Single Source Premium: Unnecessary Cost

The results are in from the EBN poll on the Price-Supplier Equation. Fifty-five percent of respondents believe that the premium paid for being single sourced is greater than 10 percent, and more than half of these believe it is greater than 15 percent. This is a significant hike on cost and an unnecessary supply chain risk from single sourcing.

This level of premium is directionally consistent with what I see in Freebenchmarking.comdata. There is, in most cases, a premium. For my analysis, I calculated the fair market price (target price) for each component by client. I then calculated the percentage difference between what clients are actually paying and their target price and separated the data into two groups; the group of single-sourced components and the group of multi-sourced ones.

Finally, I compared the results by client. I took steps to remove known sole-sourced devices and used only OEM companies as I felt EMS data would distort the analysis. My results show a wide variation from company to company and from commodity to commodity but overall a 5 percent premium is the average paid for being single-sourced.

My findings are summarized in the table below:

The Single Source Premium

In my analysis, 28 percent of my company-commodity values were negative, indicating single-sourcing was better than multi-sourcing and 70 percent of the company-commodity groups showed a premium. The average premium on positive groups was 10 percent. The median premium value for all groups was 5 percent, like the overall average.
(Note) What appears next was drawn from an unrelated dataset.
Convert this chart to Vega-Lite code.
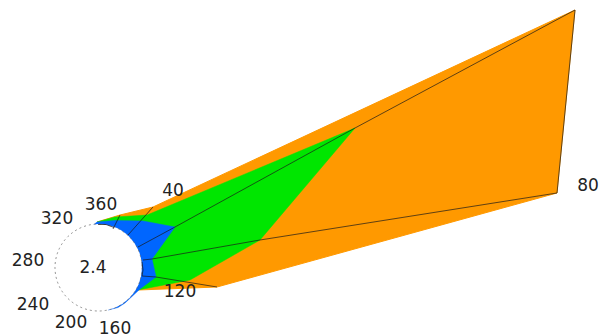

As this is a blog and not a scientific study and because the calculations involved a lot of manual data manipulation, I limited my study sample to 10 randomly chosen companies and 118 company-commodity groups.

One can speculate as to the root cause of this premium but my experience biases my thinking towards the missing competitive environment when single-sourced. I have seen many instances where noteworthy cost reductions come from the existing supplier when viable alternatives are tabled. Isn’t capitalism great!

What’s also interesting is that many companies operate with unnecessary single sourced component sourcing. One would think that an average 5 percent cost premium would justify the business case for alternate sources. Again using Freebenchmarkiing.com data, it appears that an average company has 30 to 50 percent of its components sole or single sourced and typically our reports identify drops in alternatives for over 25 percent of them. My definition of single sourcing excludes weak alternate sources like 5 percent versions of components from the same manufacturer as a second source for the 10 percent device.

It’s difficult to understand why so many companies accept this higher cost and unnecessary risk.